The required output is a single number: how many lines of the material contain the string "Rebuild".

>> BEGIN Stored rows

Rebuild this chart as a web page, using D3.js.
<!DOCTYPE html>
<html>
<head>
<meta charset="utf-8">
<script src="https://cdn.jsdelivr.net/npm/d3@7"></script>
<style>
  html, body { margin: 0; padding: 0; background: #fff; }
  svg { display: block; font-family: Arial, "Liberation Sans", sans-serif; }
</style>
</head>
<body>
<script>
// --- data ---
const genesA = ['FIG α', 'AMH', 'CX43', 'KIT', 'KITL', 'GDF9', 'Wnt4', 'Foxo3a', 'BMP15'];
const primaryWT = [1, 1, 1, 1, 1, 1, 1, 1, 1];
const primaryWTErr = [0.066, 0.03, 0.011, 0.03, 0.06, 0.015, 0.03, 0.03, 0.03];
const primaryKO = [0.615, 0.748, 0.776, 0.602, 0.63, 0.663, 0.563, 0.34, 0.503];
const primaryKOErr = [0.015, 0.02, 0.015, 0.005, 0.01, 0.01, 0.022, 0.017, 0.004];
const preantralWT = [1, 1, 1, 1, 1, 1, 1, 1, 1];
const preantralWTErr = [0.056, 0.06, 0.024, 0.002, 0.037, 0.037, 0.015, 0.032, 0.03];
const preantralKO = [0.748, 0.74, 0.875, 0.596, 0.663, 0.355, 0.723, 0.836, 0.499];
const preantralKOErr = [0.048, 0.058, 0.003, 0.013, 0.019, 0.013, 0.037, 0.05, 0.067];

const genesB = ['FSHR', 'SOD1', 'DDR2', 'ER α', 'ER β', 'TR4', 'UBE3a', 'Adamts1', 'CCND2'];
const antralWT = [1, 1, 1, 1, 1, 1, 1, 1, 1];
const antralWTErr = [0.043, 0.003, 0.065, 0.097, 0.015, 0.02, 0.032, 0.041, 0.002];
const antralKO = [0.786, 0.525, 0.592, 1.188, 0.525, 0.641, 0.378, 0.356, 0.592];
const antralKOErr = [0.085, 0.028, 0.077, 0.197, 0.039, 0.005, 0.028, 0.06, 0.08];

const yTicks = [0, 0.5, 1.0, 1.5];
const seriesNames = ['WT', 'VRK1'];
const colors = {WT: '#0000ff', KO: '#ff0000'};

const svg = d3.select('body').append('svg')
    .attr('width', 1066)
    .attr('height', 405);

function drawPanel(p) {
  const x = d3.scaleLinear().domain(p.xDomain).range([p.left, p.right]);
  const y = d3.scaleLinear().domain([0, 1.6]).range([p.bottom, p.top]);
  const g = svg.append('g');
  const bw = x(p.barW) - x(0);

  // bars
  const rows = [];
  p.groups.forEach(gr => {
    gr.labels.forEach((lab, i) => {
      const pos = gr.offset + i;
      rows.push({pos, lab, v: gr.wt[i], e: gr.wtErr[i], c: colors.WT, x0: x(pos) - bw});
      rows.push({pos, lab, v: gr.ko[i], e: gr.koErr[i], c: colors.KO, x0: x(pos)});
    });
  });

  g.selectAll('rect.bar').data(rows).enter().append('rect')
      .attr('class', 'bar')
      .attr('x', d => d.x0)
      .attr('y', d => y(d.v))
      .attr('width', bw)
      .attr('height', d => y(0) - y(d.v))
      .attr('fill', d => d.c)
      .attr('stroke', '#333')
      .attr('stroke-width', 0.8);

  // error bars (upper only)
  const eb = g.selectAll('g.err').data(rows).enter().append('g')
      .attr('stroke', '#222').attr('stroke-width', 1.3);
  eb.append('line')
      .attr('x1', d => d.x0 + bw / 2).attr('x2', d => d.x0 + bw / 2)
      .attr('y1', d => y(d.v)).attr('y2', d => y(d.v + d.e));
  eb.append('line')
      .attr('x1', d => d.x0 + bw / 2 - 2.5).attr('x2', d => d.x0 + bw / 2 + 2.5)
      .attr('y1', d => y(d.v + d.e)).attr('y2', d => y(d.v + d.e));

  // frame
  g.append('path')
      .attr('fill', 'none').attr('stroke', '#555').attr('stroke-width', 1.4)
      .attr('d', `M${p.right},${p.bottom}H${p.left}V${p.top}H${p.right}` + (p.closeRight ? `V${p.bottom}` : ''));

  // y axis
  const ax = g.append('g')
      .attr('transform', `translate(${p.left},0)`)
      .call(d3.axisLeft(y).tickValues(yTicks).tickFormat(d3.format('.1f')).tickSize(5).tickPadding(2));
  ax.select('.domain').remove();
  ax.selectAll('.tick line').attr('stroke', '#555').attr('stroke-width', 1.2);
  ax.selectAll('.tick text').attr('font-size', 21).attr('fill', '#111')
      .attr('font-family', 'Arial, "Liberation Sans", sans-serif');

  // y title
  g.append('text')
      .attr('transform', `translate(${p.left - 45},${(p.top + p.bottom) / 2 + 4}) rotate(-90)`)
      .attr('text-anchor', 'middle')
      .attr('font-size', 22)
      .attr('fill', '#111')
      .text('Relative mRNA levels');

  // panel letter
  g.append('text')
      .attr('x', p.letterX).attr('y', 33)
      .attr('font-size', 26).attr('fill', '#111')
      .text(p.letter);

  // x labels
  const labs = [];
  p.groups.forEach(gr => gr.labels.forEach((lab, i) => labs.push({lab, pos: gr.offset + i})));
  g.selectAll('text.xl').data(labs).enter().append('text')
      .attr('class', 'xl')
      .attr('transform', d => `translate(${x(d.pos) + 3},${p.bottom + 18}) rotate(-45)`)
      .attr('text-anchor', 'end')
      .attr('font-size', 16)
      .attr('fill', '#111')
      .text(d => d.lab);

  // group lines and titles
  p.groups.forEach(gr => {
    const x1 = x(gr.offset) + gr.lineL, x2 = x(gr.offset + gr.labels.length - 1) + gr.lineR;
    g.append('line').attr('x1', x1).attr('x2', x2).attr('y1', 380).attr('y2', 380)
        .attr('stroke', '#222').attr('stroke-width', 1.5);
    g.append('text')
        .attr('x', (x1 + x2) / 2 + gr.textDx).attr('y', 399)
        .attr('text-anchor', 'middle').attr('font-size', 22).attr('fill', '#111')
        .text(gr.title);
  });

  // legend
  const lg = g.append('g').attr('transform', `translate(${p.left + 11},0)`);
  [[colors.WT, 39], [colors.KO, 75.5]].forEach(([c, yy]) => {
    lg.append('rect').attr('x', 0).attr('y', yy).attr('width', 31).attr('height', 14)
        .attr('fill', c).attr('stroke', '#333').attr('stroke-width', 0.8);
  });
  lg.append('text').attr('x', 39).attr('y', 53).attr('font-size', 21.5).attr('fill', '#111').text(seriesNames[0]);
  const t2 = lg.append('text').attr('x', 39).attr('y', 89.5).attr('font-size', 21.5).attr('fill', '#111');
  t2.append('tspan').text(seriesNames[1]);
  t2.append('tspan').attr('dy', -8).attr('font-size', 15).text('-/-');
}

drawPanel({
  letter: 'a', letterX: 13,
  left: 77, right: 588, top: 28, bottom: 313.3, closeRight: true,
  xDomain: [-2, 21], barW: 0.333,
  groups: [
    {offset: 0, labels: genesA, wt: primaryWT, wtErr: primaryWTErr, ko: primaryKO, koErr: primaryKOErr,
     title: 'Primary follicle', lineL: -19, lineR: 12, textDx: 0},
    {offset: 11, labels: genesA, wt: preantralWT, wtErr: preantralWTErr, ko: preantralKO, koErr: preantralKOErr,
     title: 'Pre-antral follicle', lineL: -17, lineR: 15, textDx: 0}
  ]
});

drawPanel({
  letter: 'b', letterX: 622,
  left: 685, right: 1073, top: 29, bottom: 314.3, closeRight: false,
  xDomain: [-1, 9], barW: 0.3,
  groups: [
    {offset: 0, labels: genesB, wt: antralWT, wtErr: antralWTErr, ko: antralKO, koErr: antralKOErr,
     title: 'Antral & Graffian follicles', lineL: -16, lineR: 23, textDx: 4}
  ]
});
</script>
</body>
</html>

>> END Stored rows
>> BEGIN Stored rows

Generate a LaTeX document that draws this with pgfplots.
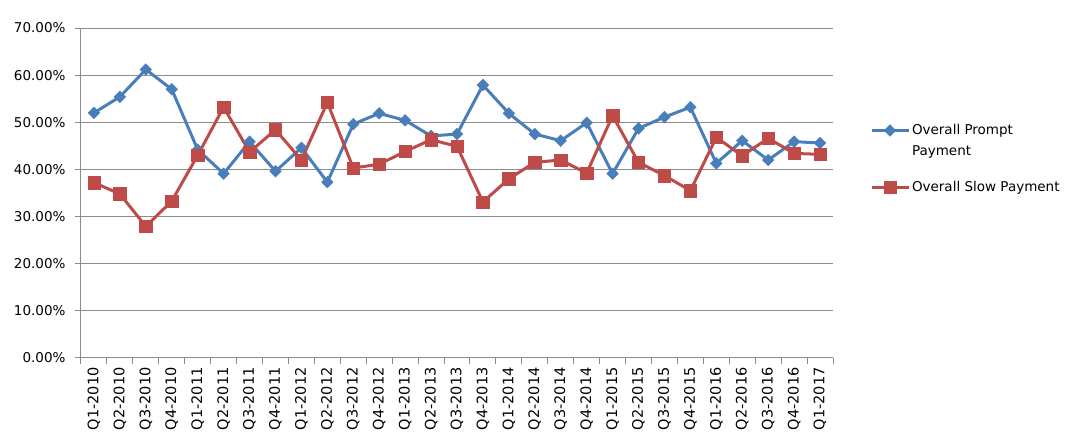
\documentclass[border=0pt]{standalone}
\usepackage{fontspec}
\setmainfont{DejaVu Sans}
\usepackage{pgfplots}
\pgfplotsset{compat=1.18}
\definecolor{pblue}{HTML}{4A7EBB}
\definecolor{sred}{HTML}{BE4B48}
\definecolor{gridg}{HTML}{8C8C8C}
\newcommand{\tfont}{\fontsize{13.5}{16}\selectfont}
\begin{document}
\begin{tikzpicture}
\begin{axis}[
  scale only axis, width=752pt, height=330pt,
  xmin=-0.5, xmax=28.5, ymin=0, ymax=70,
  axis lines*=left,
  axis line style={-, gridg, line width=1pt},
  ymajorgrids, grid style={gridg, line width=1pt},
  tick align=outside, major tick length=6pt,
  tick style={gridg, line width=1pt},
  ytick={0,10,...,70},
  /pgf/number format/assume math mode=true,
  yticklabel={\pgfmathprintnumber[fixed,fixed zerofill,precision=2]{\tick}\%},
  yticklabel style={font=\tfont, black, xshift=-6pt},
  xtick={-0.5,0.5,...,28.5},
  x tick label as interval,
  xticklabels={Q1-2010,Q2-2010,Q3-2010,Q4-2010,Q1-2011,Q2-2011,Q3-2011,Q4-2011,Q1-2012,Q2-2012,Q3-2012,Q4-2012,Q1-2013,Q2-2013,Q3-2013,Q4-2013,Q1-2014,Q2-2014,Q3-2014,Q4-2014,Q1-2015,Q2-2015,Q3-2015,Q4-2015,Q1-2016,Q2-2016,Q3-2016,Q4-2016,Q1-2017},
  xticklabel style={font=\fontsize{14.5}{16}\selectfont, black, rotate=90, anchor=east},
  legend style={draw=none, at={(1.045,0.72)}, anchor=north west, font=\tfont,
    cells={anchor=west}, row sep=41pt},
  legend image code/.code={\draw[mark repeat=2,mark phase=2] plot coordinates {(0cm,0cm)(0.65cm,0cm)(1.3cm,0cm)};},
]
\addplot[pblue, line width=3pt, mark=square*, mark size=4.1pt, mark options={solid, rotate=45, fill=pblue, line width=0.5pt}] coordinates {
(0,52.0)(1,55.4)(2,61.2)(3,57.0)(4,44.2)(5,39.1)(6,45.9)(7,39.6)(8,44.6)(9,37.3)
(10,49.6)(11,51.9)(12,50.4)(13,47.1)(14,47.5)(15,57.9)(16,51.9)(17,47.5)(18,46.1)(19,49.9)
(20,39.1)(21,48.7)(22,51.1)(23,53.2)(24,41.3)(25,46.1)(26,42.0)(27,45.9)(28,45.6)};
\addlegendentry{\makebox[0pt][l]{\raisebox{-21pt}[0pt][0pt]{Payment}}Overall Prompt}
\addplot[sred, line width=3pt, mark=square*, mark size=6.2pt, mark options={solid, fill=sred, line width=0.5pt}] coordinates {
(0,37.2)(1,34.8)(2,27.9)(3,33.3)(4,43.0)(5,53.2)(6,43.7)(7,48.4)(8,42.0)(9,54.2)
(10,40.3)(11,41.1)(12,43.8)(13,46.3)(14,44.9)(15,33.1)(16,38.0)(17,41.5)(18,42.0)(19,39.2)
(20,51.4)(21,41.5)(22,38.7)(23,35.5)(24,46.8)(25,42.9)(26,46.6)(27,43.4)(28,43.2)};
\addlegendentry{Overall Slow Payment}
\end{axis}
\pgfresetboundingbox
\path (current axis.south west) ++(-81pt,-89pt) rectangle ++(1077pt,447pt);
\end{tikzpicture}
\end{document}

>> END Stored rows
>> BEGIN Stored rows

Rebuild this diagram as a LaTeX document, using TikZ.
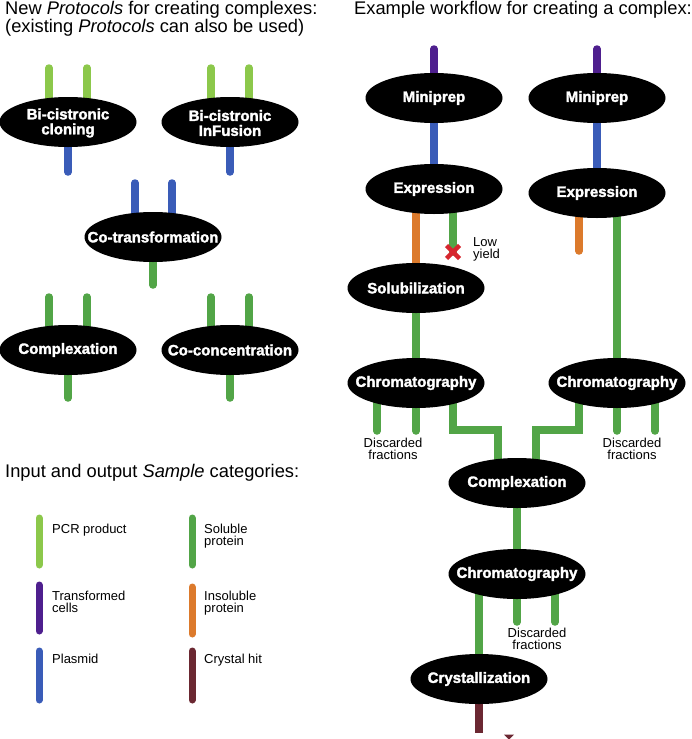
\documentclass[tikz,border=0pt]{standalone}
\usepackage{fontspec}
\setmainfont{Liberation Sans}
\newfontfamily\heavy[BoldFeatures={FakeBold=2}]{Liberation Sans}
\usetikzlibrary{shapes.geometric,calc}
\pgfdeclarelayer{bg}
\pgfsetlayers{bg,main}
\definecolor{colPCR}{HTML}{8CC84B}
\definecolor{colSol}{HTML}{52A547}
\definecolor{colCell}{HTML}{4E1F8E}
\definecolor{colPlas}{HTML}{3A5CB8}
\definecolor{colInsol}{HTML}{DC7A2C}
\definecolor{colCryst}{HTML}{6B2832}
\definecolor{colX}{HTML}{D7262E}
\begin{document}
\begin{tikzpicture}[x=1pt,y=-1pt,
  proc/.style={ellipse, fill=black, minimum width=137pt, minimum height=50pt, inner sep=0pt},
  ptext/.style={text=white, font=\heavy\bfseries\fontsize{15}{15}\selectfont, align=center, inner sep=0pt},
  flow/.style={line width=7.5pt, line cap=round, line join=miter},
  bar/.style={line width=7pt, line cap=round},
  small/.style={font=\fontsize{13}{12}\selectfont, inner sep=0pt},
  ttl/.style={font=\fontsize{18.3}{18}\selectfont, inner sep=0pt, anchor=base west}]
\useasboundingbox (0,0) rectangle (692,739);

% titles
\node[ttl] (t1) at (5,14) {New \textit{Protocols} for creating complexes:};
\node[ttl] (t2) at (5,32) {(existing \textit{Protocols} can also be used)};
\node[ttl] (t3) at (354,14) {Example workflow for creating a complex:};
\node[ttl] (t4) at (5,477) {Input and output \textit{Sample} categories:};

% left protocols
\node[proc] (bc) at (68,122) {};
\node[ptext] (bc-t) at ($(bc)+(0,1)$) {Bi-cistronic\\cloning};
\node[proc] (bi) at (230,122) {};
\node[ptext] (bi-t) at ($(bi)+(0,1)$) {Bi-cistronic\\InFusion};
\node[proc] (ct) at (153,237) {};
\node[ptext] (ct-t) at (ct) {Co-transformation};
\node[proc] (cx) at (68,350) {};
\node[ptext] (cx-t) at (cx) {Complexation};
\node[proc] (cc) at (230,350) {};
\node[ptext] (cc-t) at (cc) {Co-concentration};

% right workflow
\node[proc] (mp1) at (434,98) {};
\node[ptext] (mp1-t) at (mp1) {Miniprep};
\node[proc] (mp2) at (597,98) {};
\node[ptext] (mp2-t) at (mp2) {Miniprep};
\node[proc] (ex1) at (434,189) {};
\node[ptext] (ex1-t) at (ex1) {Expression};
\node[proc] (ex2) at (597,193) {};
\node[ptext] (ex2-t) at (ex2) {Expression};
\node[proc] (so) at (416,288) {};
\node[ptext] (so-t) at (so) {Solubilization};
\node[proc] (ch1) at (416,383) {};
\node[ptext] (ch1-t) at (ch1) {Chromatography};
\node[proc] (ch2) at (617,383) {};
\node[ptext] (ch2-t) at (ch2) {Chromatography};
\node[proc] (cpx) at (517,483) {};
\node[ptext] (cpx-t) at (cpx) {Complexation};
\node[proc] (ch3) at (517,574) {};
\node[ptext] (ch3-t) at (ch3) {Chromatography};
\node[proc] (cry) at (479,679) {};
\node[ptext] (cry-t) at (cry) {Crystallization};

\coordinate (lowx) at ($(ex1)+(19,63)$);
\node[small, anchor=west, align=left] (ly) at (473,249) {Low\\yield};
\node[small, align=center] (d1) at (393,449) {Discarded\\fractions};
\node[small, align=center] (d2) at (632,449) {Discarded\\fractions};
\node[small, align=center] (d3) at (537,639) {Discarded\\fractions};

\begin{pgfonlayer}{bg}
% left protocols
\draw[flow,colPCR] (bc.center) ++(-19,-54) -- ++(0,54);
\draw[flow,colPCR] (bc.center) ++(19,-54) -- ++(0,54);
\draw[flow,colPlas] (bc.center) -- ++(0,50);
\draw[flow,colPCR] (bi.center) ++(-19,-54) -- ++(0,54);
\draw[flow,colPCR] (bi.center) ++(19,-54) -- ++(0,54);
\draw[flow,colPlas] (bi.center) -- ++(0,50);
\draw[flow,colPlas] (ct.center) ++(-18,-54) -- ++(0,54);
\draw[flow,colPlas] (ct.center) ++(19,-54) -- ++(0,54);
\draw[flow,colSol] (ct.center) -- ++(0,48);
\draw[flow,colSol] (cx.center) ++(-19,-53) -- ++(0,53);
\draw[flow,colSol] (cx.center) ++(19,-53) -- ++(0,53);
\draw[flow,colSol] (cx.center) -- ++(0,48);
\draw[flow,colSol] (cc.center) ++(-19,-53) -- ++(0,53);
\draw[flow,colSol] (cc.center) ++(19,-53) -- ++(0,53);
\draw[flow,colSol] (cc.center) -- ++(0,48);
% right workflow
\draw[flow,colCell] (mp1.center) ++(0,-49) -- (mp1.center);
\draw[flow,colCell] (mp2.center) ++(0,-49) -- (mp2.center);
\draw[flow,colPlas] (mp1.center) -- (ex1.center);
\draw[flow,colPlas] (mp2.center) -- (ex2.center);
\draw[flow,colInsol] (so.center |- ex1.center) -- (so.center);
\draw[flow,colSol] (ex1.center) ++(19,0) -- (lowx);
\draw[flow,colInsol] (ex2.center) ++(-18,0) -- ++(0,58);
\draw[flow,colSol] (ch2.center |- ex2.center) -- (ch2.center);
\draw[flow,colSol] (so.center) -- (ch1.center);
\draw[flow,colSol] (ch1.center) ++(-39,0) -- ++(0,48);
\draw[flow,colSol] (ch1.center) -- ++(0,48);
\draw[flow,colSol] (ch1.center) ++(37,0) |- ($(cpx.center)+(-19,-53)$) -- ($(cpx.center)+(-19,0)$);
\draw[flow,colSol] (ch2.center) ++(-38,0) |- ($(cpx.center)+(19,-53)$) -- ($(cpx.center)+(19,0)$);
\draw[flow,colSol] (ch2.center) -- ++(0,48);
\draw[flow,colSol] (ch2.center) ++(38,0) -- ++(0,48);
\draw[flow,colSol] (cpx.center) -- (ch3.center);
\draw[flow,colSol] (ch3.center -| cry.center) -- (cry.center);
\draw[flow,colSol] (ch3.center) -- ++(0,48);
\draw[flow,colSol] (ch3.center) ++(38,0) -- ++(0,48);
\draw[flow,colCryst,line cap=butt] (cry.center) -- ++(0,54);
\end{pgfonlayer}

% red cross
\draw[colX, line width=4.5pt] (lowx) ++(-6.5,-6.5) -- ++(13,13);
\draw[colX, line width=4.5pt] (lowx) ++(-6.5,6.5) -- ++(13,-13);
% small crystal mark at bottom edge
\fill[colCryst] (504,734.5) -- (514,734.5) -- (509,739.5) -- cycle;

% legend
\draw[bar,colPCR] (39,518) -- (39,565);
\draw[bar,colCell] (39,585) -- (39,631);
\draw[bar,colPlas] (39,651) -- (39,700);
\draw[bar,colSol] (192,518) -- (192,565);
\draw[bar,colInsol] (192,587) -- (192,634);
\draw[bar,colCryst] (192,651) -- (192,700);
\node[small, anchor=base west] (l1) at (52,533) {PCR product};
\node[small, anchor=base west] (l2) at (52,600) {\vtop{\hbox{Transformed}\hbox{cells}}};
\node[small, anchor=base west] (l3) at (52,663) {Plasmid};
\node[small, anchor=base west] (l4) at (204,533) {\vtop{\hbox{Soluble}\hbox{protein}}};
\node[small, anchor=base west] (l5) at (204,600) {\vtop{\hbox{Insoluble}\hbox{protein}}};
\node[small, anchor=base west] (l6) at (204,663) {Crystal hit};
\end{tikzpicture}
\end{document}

>> END Stored rows

### Problem solution
2